Yo quedé interrogándomelo todo. ¿Qué se me nota? ¿Qué querrá decir? Así que sintonicé Radio Patagónica Medios, donde me deleitaron con la transmisión completa del álbum Animals de Pink Floyd, y conduje a velocidad moderada hacia calle boliviana, pensando, no sé si en renunciar, pero al menos en pedirle una explicación a Ana. Llegué a la casona pasadas las 15 horas. Ana, que se maquillaba varias veces al día, tenía la dependencia hedionda a acetona, de lo cual no alcancé a hacer ningún comentario, pues apenas notó mi presencia quedó mirándome fijo a los ojos durante unos diez segundos para decirme: ¿se te nota?

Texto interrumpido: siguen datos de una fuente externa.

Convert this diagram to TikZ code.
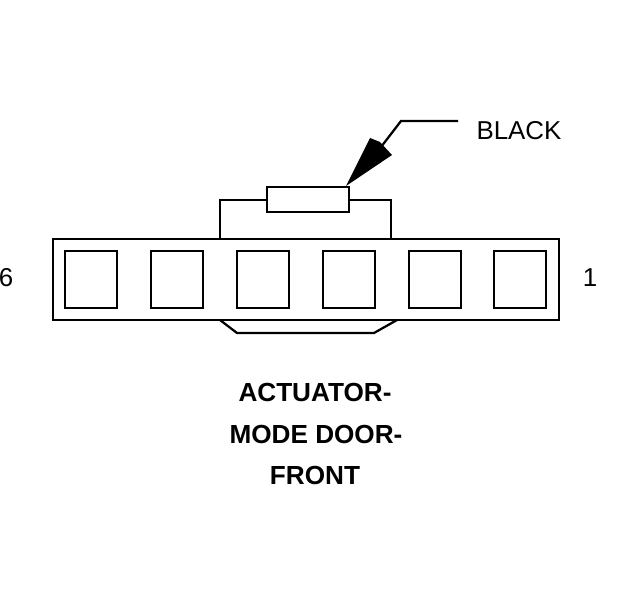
\documentclass[tikz,border=0pt]{standalone}
\usepackage{fontspec}
\setmainfont{Liberation Sans}
\tikzset{
    outline/.style={line width=1.6pt, line join=miter},
    pinbox/.style={line width=2pt},
    plainlabel/.style={font=\fontsize{18.4}{20}\selectfont},
    titlelabel/.style={font=\fontsize{18.6}{20}\selectfont\bfseries},
}
\begin{document}
\begin{tikzpicture}
            \useasboundingbox (0,0) rectangle (15.6,15);

            % Connector body
            \draw[outline] (1.325,7) rectangle (13.975,9.025);

            % Pin cavities
            \foreach \x in {1.625,3.775,5.925,8.075,10.225,12.35}
                \draw[pinbox] (\x,7.3) rectangle (\x+1.3,8.725);

            % Top latch
            \draw[outline] (5.5,9.025) -- (5.5,10) -- (6.675,10);
            \draw[outline] (8.725,10) -- (9.775,10) -- (9.775,9.025);
            \draw[outline] (6.675,9.7) rectangle (8.725,10.325);

            % Bottom key
            \draw[outline] (5.5,7) -- (5.925,6.675) -- (9.35,6.675) -- (9.925,7);

            % Labels
            \node[plainlabel] (black) at (12.975,11.725) {BLACK};
            \node[plainlabel] (pinsix) at (.15,8.05) {6};
            \node[plainlabel] (pinone) at (14.75,8.05) {1};
            \node[titlelabel] (actuator) at (7.875,5.2) {ACTUATOR-};
            \node[titlelabel] (mode) at (7.9,4.15) {MODE DOOR-};
            \node[titlelabel] (front) at (7.875,3.125) {FRONT};

            % Leader
            \coordinate (leaderend) at (11.45,11.975);
            \coordinate (leaderbend) at (10.025,11.975);
            \coordinate (headbase) at (9.525,11.325);
            \draw[outline] (leaderend) -- (leaderbend) -- (headbase);
            \fill (8.65,10.35) -- (9.25,11.55) -- (9.5,11.45) -- (9.8,11.125) -- cycle;
        \end{tikzpicture}
\end{document}
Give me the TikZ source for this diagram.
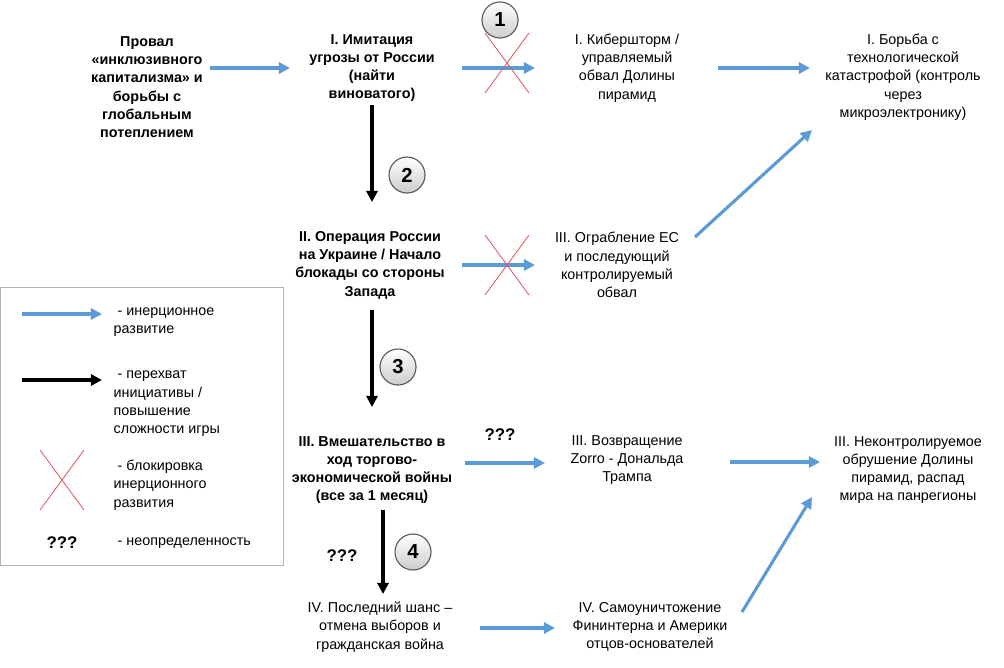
\documentclass[tikz,border=0pt]{standalone}
\usepackage{fontspec}
\setmainfont{Liberation Sans}
\usetikzlibrary{arrows.meta,calc}
\tikzset{
  txt/.style={align=center, font=\fontsize{10.2}{13}\selectfont, inner sep=1pt},
  bold/.style={txt, font=\fontsize{10.2}{13}\selectfont\bfseries},
  inert/.style={-{Triangle[length=8pt,width=8pt]}, line width=2.2pt, draw={rgb,255:red,91;green,155;blue,213}},
  initarrow/.style={-{Triangle[length=8pt,width=8pt]}, line width=2.6pt, draw=black},
  stepnum/.style={circle, draw=gray!70!black, thick, top color=white, bottom color=gray!40,
    minimum size=0.9cm, font=\Large\bfseries, inner sep=0pt},
  cross/.style={draw={rgb,255:red,220;green,90;blue,100}, line width=0.6pt},
  qq/.style={font=\large\bfseries},
  lgd/.style={align=left, anchor=west, font=\fontsize{10.2}{13}\selectfont, inner sep=1pt}
}
\newcommand{\blockx}[1]{\draw[cross] ($#1+(-22,-30)$) -- ($#1+(22,30)$);
  \draw[cross] ($#1+(-22,30)$) -- ($#1+(22,-30)$);}
\begin{document}
\begin{tikzpicture}[x=0.025cm,y=-0.025cm]
  \useasboundingbox (0,0) rectangle (1004,667);

  % main nodes
  \node[bold] (fail) at (147,87) {Провал\\«инклюзивного\\капитализма» и\\борьбы с\\глобальным\\потеплением};
  \node[bold] (imit) at (372,68) {I. Имитация\\угрозы от России\\(найти\\виноватого)};
  \node[txt] (cyber) at (627,68) {I. Кибершторм /\\управляемый\\обвал Долины\\пирамид};
  \node[txt] (tech) at (903,77) {I. Борьба с\\технологической\\катастрофой (контроль\\{}через\\микроэлектронику)};
  \node[bold] (oper) at (370,265) {II. Операция России\\на Украине / Начало\\блокады со стороны\\Запада};
  \node[txt] (rob) at (617,265) {III. Ограбление ЕС\\и последующий\\контролируемый\\обвал};
  \node[bold] (inter) at (372,470) {III. Вмешательство в\\ход торгово-\\экономической войны\\(все за 1 месяц)};
  \node[txt] (zorro) at (627,460) {III. Возвращение\\Zorro - Дональда\\Трампа};
  \node[txt] (uncon) at (908,470) {III. Неконтролируемое\\обрушение Долины\\пирамид, распад\\мира на панрегионы};
  \node[txt] (last) at (380,627) {IV. Последний шанс --\\отмена выборов и\\гражданская война};
  \node[txt] (self) at (650,627) {IV. Самоуничтожение\\Фининтерна и Америки\\отцов-основателей};

  % inertial development
  \draw[inert] (210,68) -- (290,68);
  \draw[inert] (462,68) -- (535,68);
  \draw[inert] (718,68) -- (810,68);
  \draw[inert] (462,265) -- (535,265);
  \draw[inert] (695,237) -- (812,130);
  \draw[inert] (465,463) -- (545,463);
  \draw[inert] (730,462) -- (820,462);
  \draw[inert] (480,628) -- (555,628);
  \draw[inert] (742,612) -- (812,497);

  % seizing initiative
  \draw[initarrow] (372,105) -- (372,202);
  \draw[initarrow] (372,310) -- (372,407);
  \draw[initarrow] (383,510) -- (383,594);

  % blocks
  \blockx{(507,63)}
  \blockx{(507,265)}

  % steps
  \node[stepnum] (s1) at (500,20) {1};
  \node[stepnum] (s2) at (407,175) {2};
  \node[stepnum] (s3) at (398,367) {3};
  \node[stepnum] (s4) at (413,552) {4};
  \node[qq] (q1) at (500,435) {???};
  \node[qq] (q2) at (342,556) {???};

  % legend
  \draw[gray!60] (0,287) rectangle (283,565);
  \draw[inert] (22,314) -- (102,314);
  \node[lgd] (l1) at (112,322) {\ - инерционное\\развитие};
  \draw[initarrow] (22,380) -- (102,380);
  \node[lgd] (l2) at (112,404) {\ - перехват\\инициативы /\\повышение\\сложности игры};
  \blockx{(62,480)}
  \node[lgd] (l3) at (112,485) {\ - блокировка\\инерционного\\развития};
  \node[qq] (l4q) at (62,543) {???};
  \node[lgd] (l4) at (112,543) {\ - неопределенность};
\end{tikzpicture}
\end{document}
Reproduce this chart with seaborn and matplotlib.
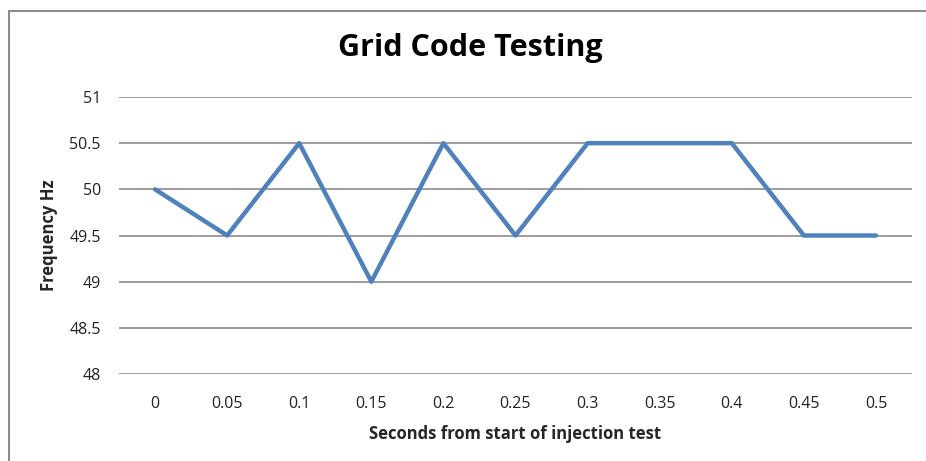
import matplotlib
matplotlib.use("Agg")
import matplotlib.pyplot as plt
import pandas as pd
import seaborn as sns
from matplotlib.lines import Line2D

seconds = ["0", "0.05", "0.1", "0.15", "0.2", "0.25", "0.3", "0.35", "0.4", "0.45", "0.5"]
frequency = [50, 49.5, 50.5, 49, 50.5, 49.5, 50.5, 50.5, 50.5, 49.5, 49.5]
y_ticks = [48, 48.5, 49, 49.5, 50, 50.5, 51]
y_labels = ["48", "48.5", "49", "49.5", "50", "50.5", "51"]

sns.set_style("white")
plt.rcParams["font.family"] = ["Open Sans", "DejaVu Sans"]

df = pd.DataFrame({"seconds": seconds, "freq": frequency})
df["pos"] = range(len(df))

fig = plt.figure(figsize=(9.26, 4.61), dpi=100)
ax = fig.add_axes([119 / 926, 1 - 374 / 461, (912 - 119) / 926, (374 - 97) / 461])

ax = sns.lineplot(data=df, x="pos", y="freq", color="#4F81BD", linewidth=3.2, ax=ax)

ax.set_xlim(-0.5, len(seconds) - 0.5)
ax.set_ylim(48, 51)
ax.set_xticks(df["pos"])
ax.set_xticklabels(seconds, fontsize=11.5, color="#222222")
ax.set_yticks(y_ticks)
ax.set_yticklabels(y_labels, fontsize=11.5, color="#222222")
ax.tick_params(axis="y", length=0, pad=13)
ax.tick_params(axis="x", length=0, pad=16)
ax.grid(axis="y", color="#8c8c8c", linewidth=1.2)
ax.set_axisbelow(True)
for s in ax.spines.values():
    s.set_visible(False)

ax.set_xlabel("Seconds from start of injection test", fontsize=12, fontweight="bold", labelpad=9)
ax.set_ylabel("Frequency Hz", fontsize=12, fontweight="bold", labelpad=8)

fig.text(470 / 926, 1 - 48 / 461, "Grid Code Testing", fontsize=22, fontweight="bold",
         ha="center", va="center", color="#000000")

# chart area border (top and left edges visible)
fig.add_artist(Line2D([9 / 926, 1.0], [1 - 11 / 461, 1 - 11 / 461], transform=fig.transFigure,
                      color="#8c8c8c", linewidth=1.5))
fig.add_artist(Line2D([9 / 926, 9 / 926], [0, 1 - 11 / 461], transform=fig.transFigure,
                      color="#8c8c8c", linewidth=1.5))

fig.savefig("out.png", dpi=100)
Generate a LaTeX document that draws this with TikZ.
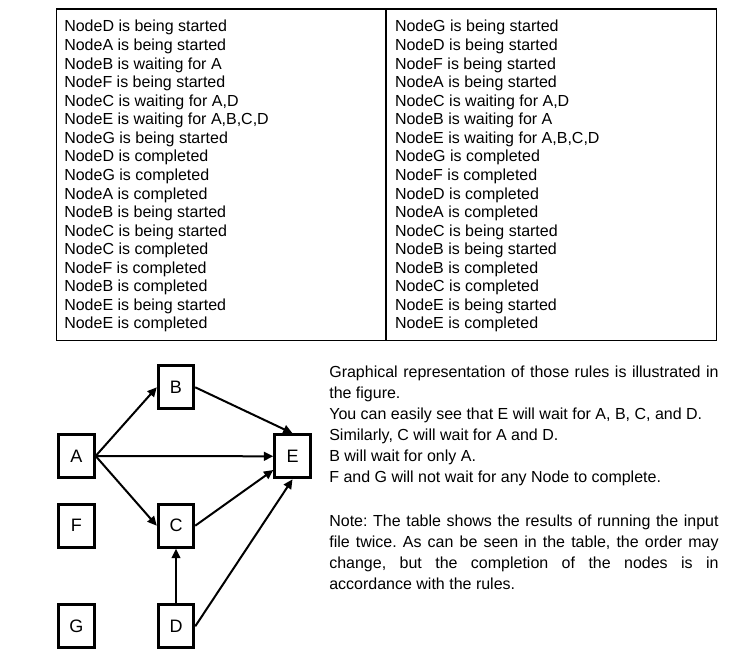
\documentclass[tikz,border=0pt]{standalone}
\usepackage{fontspec}
\setmainfont{Liberation Sans}
\usepackage{tikz}
\usetikzlibrary{arrows.meta}
\usetikzlibrary{positioning}
\frenchspacing
\tikzstyle{job}=[draw,fill=white,rectangle,line width=2.25pt,minimum width=26.6pt,minimum height=32.3pt,inner sep=0pt,font=\fontsize{13.5pt}{16pt}\selectfont]
\tikzstyle{row}=[anchor=base west,inner sep=0pt,font=\fontsize{12pt}{14pt}\selectfont]
\tikzstyle{para}=[anchor=base west,inner sep=0pt,text width=292pt,align=justify,font=\fontsize{12pt}{15.75pt}\selectfont]

\begin{document}
\begin{tikzpicture}[x=0.75pt,y=-0.75pt,line width=1.5pt,>={Triangle[length=7pt,width=6.5pt]}]
\useasboundingbox (0,0) rectangle (746,670);

% the two runs
\draw[line width=1.2pt] (56.5,9.3) rectangle (716.5,340.5);
\draw[line width=1.2pt] (385.8,9.3) -- (385.8,340.5);
\foreach \t [count=\i] in {NodeD is being started,NodeA is being started,NodeB is waiting for A,
  NodeF is being started,{NodeC is waiting for A,D},{NodeE is waiting for A,B,C,D},NodeG is being started,
  NodeD is completed,NodeG is completed,NodeA is completed,NodeB is being started,
  NodeC is being started,NodeC is completed,NodeF is completed,NodeB is completed,
  NodeE is being started,NodeE is completed}
  \node[row] (l\i) at (63.3,{32+18.56*(\i-1)}) {\t};
\foreach \t [count=\i] in {NodeG is being started,NodeD is being started,NodeF is being started,
  NodeA is being started,{NodeC is waiting for A,D},NodeB is waiting for A,{NodeE is waiting for A,B,C,D},
  NodeG is completed,NodeF is completed,NodeD is completed,NodeA is completed,
  NodeC is being started,NodeB is being started,NodeB is completed,NodeC is completed,
  NodeE is being started,NodeE is completed}
  \node[row] (r\i) at (394,{32+18.56*(\i-1)}) {\t};

% the graph
\node[job] (A) at (76.4,456) {A};
\node[job] (B) at (176,387.3) {B};
\node[job] (C) at (176,525.7) {C};
\node[job] (E) at (292.5,456.3) {E};
\node[job] (F) at (76.4,525.7) {F};
\node[job] (G) at (76.4,626.3) {G};
\node[job] (D) at (176,626.3) {D};

\draw[->] (A.east) -- (B.west);
\draw[->] (A.east) -- (E.west);
\draw[->] (A.east) -- (C.west);
\draw[->] (B.east) -- (E.north);
\draw[->] (C.east) -- (E);
\draw[->] (D.north) -- (C.south);
\draw[->] (D.east) -- (E.south);

% explanation
\node[para] (txt1) at (328.3,377.3) {Graphical representation of those rules is illustrated in\linebreak
the figure.\\
You can easily see that E will wait for A, B, C, and D.\\
Similarly, C will wait for A and D.\\
B will wait for only A.\\
F and G will not wait for any Node to complete.};
\node[para] (txt2) at (328.3,526.7) {Note: The table shows the results of running the input\linebreak
file twice. As can be seen in the table, the order may\linebreak
change, but the completion of the nodes is in\linebreak
accordance with the rules.};
\end{tikzpicture}
\end{document}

Era evidente que se estaban burlando de mí, así que pedí explicaciones urgentes, me sentía verdaderamente ofendido, me parecía una aberración, un sinsentido. Ana me dijo que para trabajar con el cónsul hay que tener mucho carácter. Si historia es como sigue: estuvo casado durante más de 40 con el cónsul de Escocia en Ushuaia, vivían un amor apasionado, pero la distancia los acostumbró a tener relaciones extramaritales. La más importante de estas fue, para el oriundo de Inverness, con el primer chófer que tuvo aquí en Punta Arenas. Era un hombre fornido, casado, con una familia bien constituida, con hijos y perro. El cónsul lo conquistó con cenas en los mejores restaurantes de la ciudad y con un viaje a Europa. La excusa de necesitar un chófer los llevó a recorrer juntos el Reino Unido, el norte de Francia, los barrios gays de los Países Bajos y una parada inolvidable en las Islas Canarias, donde el chófer recibió como regalo un pulsera de oro. En otras palabras, decía Ana, el cónsul se compró un pololo puntarenense. Lamentablemente, tras unos pocos años de apasionado romance, el chófer murió de un cáncer fulminante. El cónsul ahora es un anciano, decía Ana, raya un poco la papa, peina la muñeca, dice cosas como esa pero no es una mala persona, no va a hacer nada más que acariciarte un poco el hombro y la nuca mientras conduces. Si puedes aceptar eso, sigues trabajando acá.

Al día siguiente me aparecí por la casona pasadas las 9:30. Sin decirle nada a Ana me senté en mi computadora y continué investigando a los genocidas europeos, principalmente empresarios ovejeros, que odiaban a los nativos por no entender qué cosa es el progreso. Buscando fotos de los verdugos en la internet, me encontré con un afiche, editado propablemente por alguna agrupación de corte anarquista, donde aparecían estos empresarios con un mensaje que rezaba: "Bienvenidos inmigrantes latinoamericanos. Los saqueadores de la patagonia fueron los europeos". En la esquina inferior izquierda invitaban a ingresar a una página web llamada braunmelendezgenocidas.tk, donde citaban a una manifestación, pocas semanas más tarde, en la que, decían, el pueblo patagónico se pronunciaría en contra del legado económico, cultural y humano de las familias braun, melendez y nogueira. Decidí en ese mismo instante asistir a la actividad con un cartel sencillo donde escribiría simplemente "genocidas".